Begin
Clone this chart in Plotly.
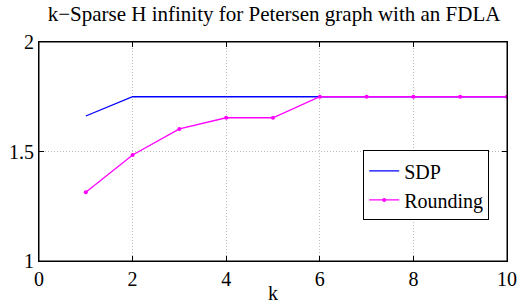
End
Begin
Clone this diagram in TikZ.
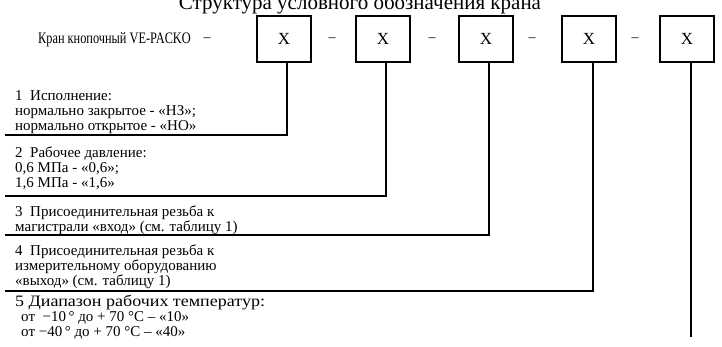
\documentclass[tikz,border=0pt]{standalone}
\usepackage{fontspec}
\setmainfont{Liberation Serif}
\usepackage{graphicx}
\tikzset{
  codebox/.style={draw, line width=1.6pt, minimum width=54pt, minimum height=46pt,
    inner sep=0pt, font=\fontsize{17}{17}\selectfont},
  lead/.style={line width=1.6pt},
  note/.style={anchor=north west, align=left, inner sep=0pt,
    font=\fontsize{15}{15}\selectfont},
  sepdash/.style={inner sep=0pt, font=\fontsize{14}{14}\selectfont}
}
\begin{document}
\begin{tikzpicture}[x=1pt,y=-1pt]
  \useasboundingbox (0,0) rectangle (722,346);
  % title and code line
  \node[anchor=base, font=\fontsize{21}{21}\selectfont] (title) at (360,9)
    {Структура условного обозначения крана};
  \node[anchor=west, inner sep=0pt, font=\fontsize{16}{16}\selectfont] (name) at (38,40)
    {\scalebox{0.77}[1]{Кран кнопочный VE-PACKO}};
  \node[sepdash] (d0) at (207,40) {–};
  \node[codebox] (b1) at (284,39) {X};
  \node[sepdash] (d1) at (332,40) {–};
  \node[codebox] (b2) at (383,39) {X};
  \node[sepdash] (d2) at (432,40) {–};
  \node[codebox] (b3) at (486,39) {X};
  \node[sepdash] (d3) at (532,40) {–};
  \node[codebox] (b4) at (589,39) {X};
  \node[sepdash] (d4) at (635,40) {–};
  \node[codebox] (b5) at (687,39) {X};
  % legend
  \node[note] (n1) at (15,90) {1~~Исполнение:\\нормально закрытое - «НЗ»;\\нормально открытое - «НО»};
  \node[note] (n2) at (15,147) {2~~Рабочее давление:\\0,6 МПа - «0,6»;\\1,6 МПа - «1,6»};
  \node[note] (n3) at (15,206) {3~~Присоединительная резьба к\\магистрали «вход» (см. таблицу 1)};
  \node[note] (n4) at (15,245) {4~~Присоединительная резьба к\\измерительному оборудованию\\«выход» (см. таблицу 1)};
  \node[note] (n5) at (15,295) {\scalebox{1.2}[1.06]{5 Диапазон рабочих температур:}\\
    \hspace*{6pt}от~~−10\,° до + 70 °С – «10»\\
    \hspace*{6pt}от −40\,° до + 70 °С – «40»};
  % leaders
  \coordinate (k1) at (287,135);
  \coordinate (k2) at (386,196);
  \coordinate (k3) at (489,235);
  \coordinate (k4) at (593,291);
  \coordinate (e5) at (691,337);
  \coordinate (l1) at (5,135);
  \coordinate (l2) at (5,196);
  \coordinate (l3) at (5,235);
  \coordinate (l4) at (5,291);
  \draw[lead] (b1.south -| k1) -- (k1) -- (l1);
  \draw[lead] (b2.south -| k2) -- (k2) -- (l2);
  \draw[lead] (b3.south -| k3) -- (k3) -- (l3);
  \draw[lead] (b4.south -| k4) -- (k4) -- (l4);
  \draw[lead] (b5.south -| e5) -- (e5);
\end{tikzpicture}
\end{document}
End
## What to work on:
Report how many lines of the preceding records include "Clone". Output the number only.

## Answer:
2